Non so cosa sia meglio per me, non so cosa sia peggio per lei.
Non mi resta che affidare a Dio
questa decisione, l’ennesima, sperando che mi illumini. Tanto lo so che
entrambe le scelte saranno difficili e dolorose, entrambe saranno un’enorme
rinuncia. Di certo non mi pento di non avere abortito, sarebbe stato
innaturale, perché ho capito da subito
che c’era una vita dentro di me. Non “una vita” in astratto, la vita di
un’altra persona dentro di me! Ricordo
come fosse ieri la prima ecografia, quando ero ancora in tempo per abortire,
per la prima volta ho sentito il cuoricino battere, ho pianto disperata. Oggi
invece ironicamente rido pensando a chi dice:
“è solo un grumo di cellule”. Se è così, prova a lasciarlo dove è, e
vedi che succede. Che vuoi che sia un
ammasso di cellule? Dici che non è un bambino, allora a cosa serve farlo a
pezzi? Lascialo nel tuo corpo tranquillamente, tanto non è vivo, no? Coraggio, è
ridicolo… Eppure ogni giorno si perdono
nel nulla i pianti silenziosi di bambini che non avranno mai una vita, perché
l’egoismo della loro mamma ha avuto la meglio.

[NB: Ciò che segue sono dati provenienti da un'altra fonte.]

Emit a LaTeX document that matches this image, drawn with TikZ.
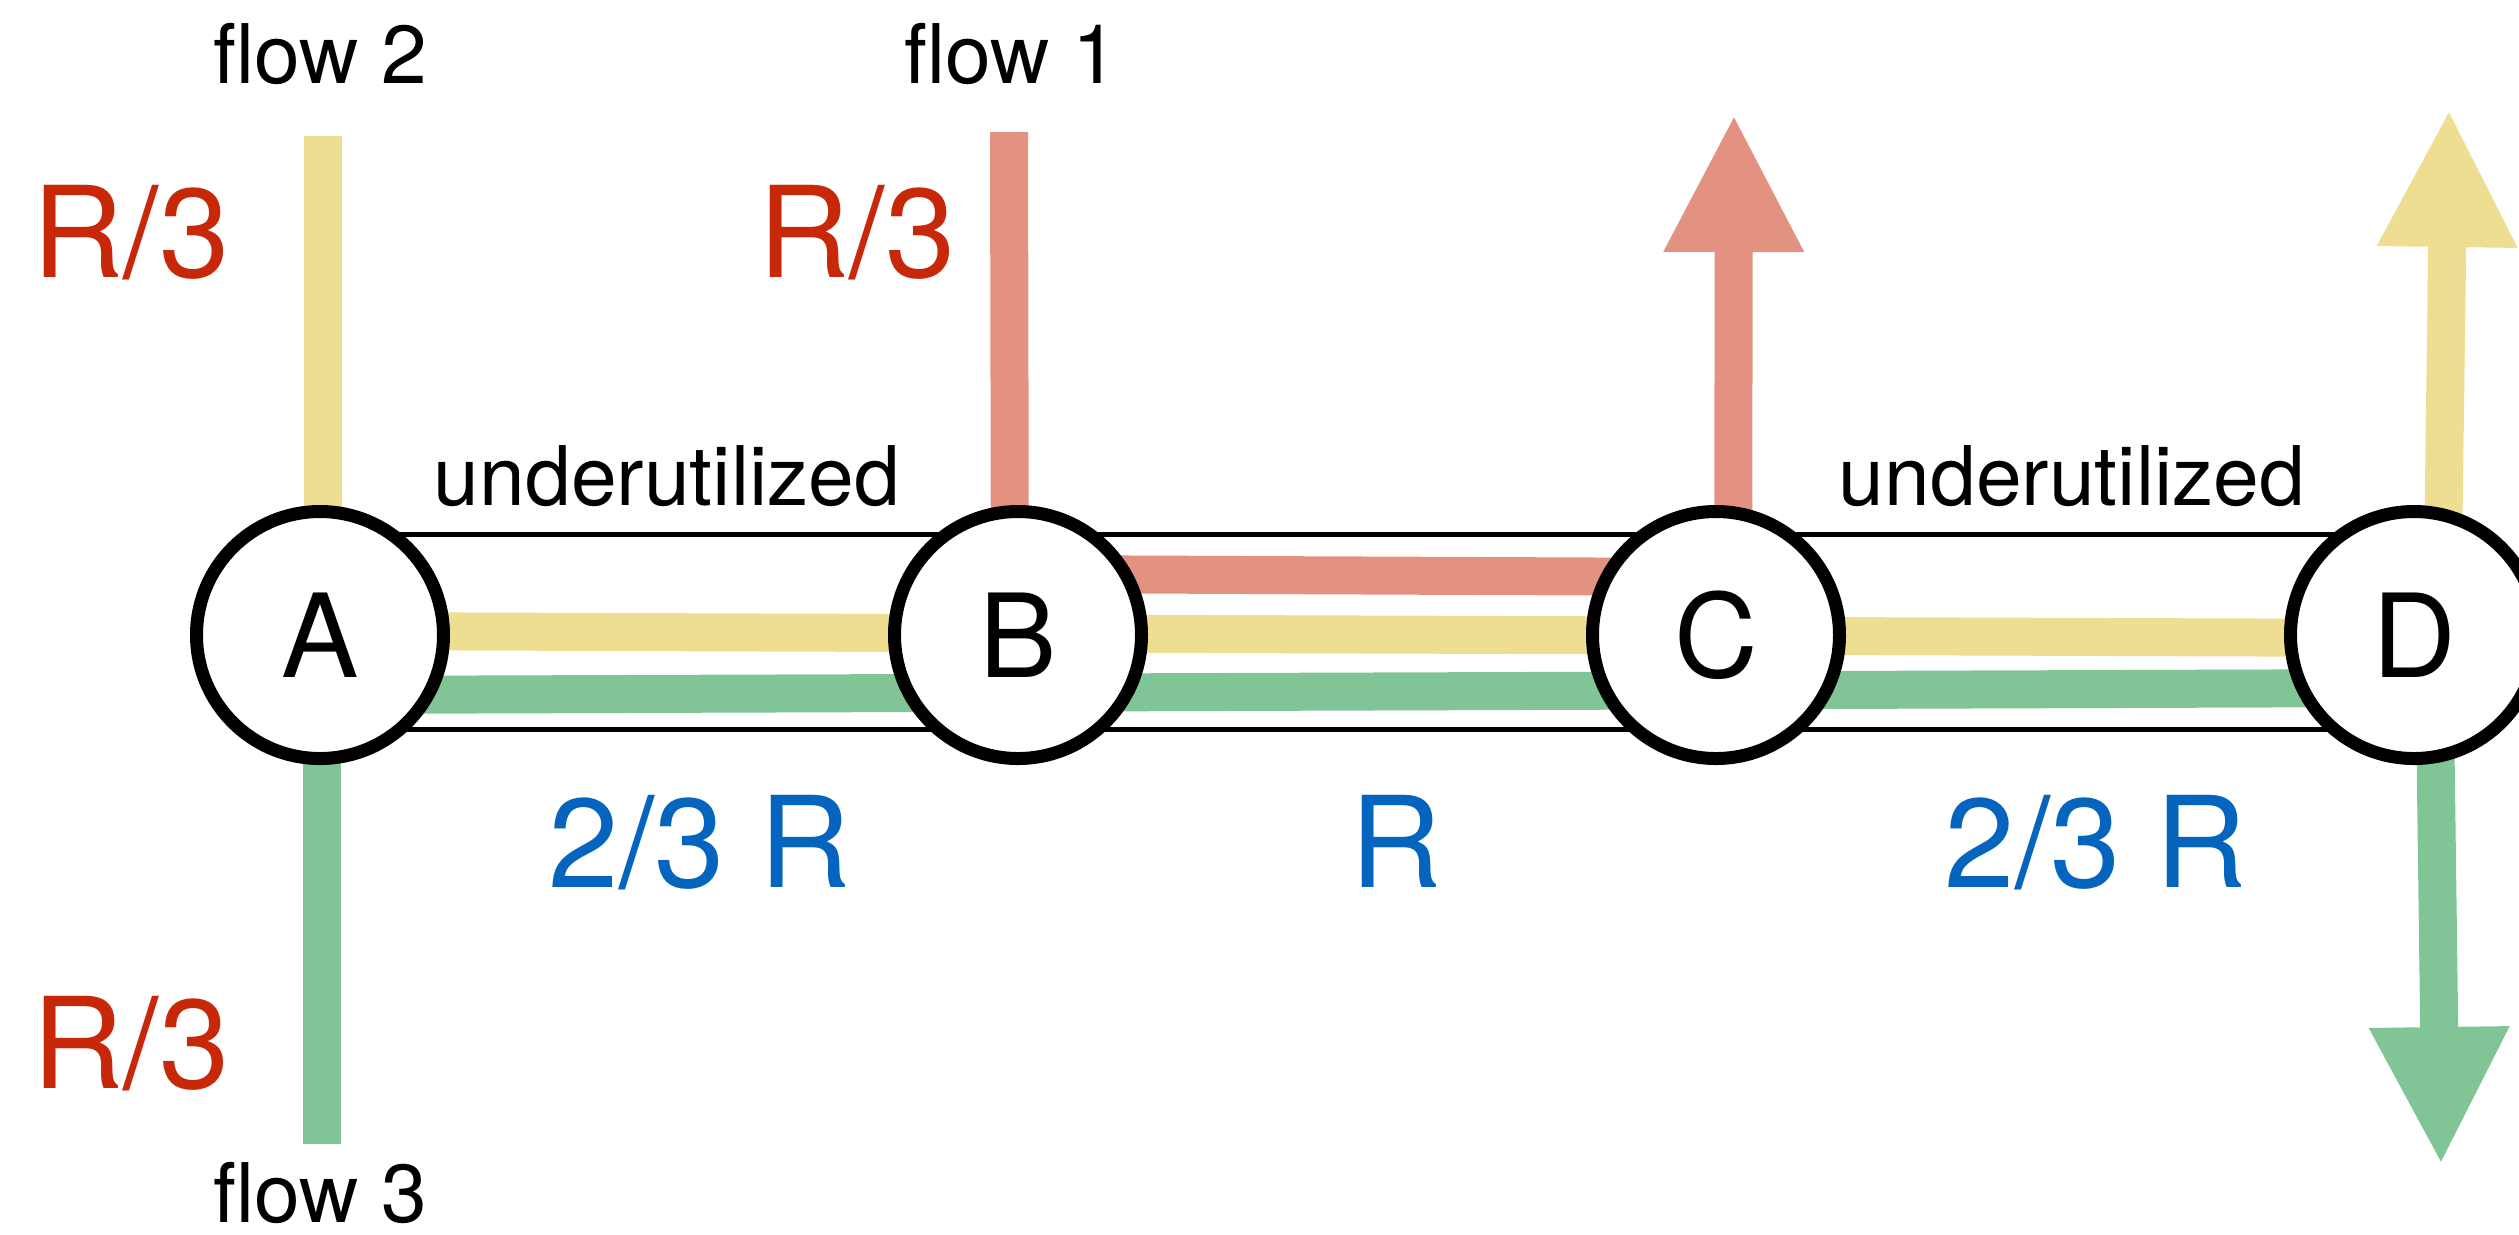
\documentclass[tikz,border=0pt]{standalone}
\usepackage{fontspec}
\setmainfont{TeX Gyre Heros}
\usetikzlibrary{arrows.meta, positioning, backgrounds}

\definecolor{flowred}{RGB}{227,146,130}
\definecolor{flowyellow}{RGB}{237,222,146}
\definecolor{flowgreen}{RGB}{129,197,150}
\definecolor{ratered}{RGB}{200,40,10}
\definecolor{capblue}{RGB}{5,100,190}

\begin{document}
\begin{tikzpicture}[
            node distance = 6.98cm, % centre to centre
            on grid,
            flow/.style = {line width = 0.38cm}, % thick coloured band
            bigtip/.style = {-{Triangle[width=1.30cm, length=1.38cm]}},
            link/.style = {line width = 0.05cm},
            tag/.style = {font = \fontsize{23.4}{28}\selectfont, anchor = base, inner sep = 1pt},
            share/.style = {font = \fontsize{36}{42}\selectfont, text = ratered, anchor = base},
            capacity/.style = {font = \fontsize{36}{42}\selectfont, text = capblue, anchor = base}
        ]

        \tikzstyle{router}=[
            circle,
            draw = black,
            line width = 0.13cm,
            fill = white,
            minimum size = 2.47cm,
            font = \fontsize{33}{40}\selectfont
        ]

        \useasboundingbox (0, 0) rectangle (25.19, -12.34);

        \node[router] (A) at (3.20, -6.35) {A};
        \node[router] (B) [right=of A] {B};
        \node[router] (C) [right=of B] {C};
        \node[router] (D) [right=of C] {D};

        % loose ends of the flows
        \coordinate (in1) at (10.09, -1.32);
        \coordinate (in2) at (3.23, -1.36);
        \coordinate (in3) at (3.22, -11.44);
        \coordinate (out1) at (17.34, -1.14);
        \coordinate (out2) at (24.49, -1.09);
        \coordinate (out3) at (24.41, -11.65);

        \begin{scope}[on background layer]
            % links
            \foreach \u/\v in {A/B, B/C, C/D} {
                \draw[link] ([yshift=1.01cm]\u.center) -- ([yshift=1.01cm]\v.center);
                \draw[link] ([yshift=-0.945cm]\u.center) -- ([yshift=-0.945cm]\v.center);
            }

            % flow 1
            \draw[flow, flowred] (in1) -- ([xshift=-0.08cm]B.center);
            \draw[flow, flowred] ([yshift=0.61cm]B.center) -- ([yshift=0.58cm]C.center);
            \draw[flow, flowred, bigtip] ([xshift=0.17cm]C.center) -- (out1);

            % flow 2
            \draw[flow, flowyellow] (in2) -- ([xshift=0.03cm]A.center);
            \draw[flow, flowyellow] ([yshift=0.04cm]A.center) -- ([yshift=-0.03cm]D.center);
            \draw[flow, flowyellow, bigtip] ([xshift=0.28cm]D.center) -- (out2);

            % flow 3
            \draw[flow, flowgreen] (in3) -- ([xshift=0.02cm]A.center);
            \draw[flow, flowgreen] ([yshift=-0.60cm]A.center) -- ([yshift=-0.53cm]D.center);
            \draw[flow, flowgreen, bigtip] ([xshift=0.20cm]D.center) -- (out3);
        \end{scope}

        \node[tag] (f2) at (3.20, -0.83) {flow 2};
        \node[tag] (f1) at (10.11, -0.83) {flow 1};
        \node[tag] (f3) at (3.20, -12.22) {flow 3};
        \node[tag] (u1) at (6.67, -5.05) {underutilized};
        \node[tag] (u2) at (20.72, -5.05) {underutilized};

        \node[share] (s2) at (1.31, -2.77) {R/3};
        \node[share] (s1) at (8.57, -2.77) {R/3};
        \node[share] (s3) at (1.31, -10.88) {R/3};

        \node[capacity] (c1) at (7.00, -8.87) {2/3 R};
        \node[capacity] (c2) at (13.96, -8.87) {R};
        \node[capacity] (c3) at (20.96, -8.87) {2/3 R};
    \end{tikzpicture}
\end{document}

Sono al nono mese, ho ancora
molti dubbi, molte incertezze ma di una cosa sono certa: c’è sempre
un’alternativa all’aborto. E chi
sostiene che lasciare il proprio figlio in adozione sia un atto peggiore dell’abortire stesso,
dovrebbe mettersi una mano sulla coscienza. Perché è un atto d’amore, dolore e
sacrificio. Potrai convivere con te stessa, sapendo che quel figlio vive perché
tu hai scelto di non ucciderlo. Sapendo che una famiglia si prenderà cura di
lui con amore, e anche lui avrà la sua possibilità su questa terra. Perché una
possibilità di vivere tu l’hai avuta, ed è giusto che ce l’abbia anche lui.
Perché una possibilità ce la meritiamo tutti.